* What needs to be done
Each line in the material below, starting at the one with "Output the Python" and ending at the one with "fig.patch.set_facecolor('white')", is to be reproduced exactly; no picture is to be copied.

* Provided material
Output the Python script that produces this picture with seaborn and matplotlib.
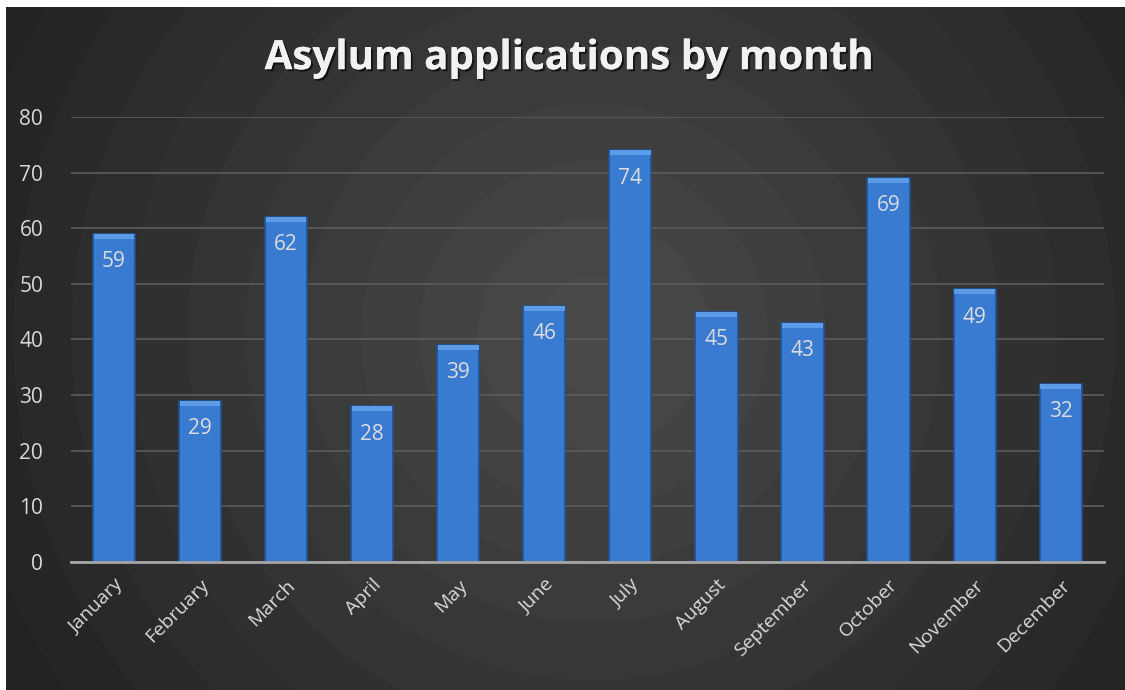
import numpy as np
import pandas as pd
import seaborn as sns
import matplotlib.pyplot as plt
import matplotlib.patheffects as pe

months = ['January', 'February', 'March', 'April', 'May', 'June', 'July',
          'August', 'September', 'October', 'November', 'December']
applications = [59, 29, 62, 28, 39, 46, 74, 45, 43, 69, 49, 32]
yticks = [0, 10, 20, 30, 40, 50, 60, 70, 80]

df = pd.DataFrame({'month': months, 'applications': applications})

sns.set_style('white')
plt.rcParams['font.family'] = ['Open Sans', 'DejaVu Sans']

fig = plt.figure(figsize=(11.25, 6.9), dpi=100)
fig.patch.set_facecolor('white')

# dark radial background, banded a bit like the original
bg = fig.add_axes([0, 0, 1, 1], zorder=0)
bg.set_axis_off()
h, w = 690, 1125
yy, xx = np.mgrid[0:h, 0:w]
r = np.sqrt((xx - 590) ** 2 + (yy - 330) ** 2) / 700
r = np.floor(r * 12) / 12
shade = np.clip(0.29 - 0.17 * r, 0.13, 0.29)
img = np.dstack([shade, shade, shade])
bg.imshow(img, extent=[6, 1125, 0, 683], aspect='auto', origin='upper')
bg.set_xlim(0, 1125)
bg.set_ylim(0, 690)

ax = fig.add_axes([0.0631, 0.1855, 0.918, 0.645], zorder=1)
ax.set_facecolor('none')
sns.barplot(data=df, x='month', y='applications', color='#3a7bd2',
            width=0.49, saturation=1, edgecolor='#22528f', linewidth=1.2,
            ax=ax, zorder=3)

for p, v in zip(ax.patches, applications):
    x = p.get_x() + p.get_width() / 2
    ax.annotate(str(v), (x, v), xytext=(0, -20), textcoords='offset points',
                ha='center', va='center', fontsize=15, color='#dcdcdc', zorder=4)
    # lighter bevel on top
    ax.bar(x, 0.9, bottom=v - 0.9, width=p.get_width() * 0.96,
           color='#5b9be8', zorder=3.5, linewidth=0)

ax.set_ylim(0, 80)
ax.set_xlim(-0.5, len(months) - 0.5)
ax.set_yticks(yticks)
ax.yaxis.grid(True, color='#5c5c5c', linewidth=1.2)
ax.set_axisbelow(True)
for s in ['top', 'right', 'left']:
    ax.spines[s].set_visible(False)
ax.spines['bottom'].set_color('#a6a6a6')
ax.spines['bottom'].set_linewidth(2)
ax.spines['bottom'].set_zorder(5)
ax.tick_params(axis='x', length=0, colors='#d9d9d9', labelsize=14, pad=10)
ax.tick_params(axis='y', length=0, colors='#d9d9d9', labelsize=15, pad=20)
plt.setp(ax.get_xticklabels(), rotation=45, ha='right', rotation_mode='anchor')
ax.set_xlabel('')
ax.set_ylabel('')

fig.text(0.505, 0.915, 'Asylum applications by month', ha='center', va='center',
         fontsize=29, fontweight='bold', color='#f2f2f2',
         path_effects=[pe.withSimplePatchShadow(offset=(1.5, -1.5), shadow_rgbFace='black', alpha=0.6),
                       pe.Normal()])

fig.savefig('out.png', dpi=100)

--

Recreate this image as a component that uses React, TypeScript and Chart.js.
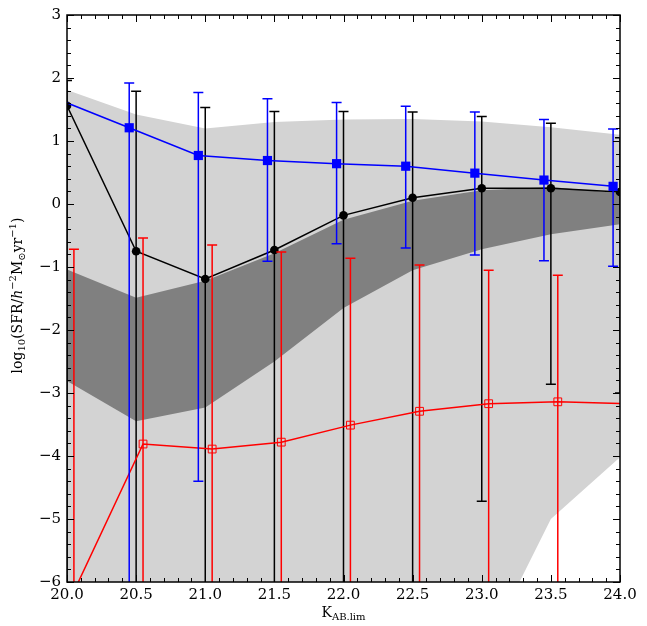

* Solution to this task
Output the Python script that produces this picture with seaborn and matplotlib.
import numpy as np
import pandas as pd
import seaborn as sns
import matplotlib.pyplot as plt
import matplotlib.patheffects as pe

months = ['January', 'February', 'March', 'April', 'May', 'June', 'July',
          'August', 'September', 'October', 'November', 'December']
applications = [59, 29, 62, 28, 39, 46, 74, 45, 43, 69, 49, 32]
yticks = [0, 10, 20, 30, 40, 50, 60, 70, 80]

df = pd.DataFrame({'month': months, 'applications': applications})

sns.set_style('white')
plt.rcParams['font.family'] = ['Open Sans', 'DejaVu Sans']

fig = plt.figure(figsize=(11.25, 6.9), dpi=100)
fig.patch.set_facecolor('white')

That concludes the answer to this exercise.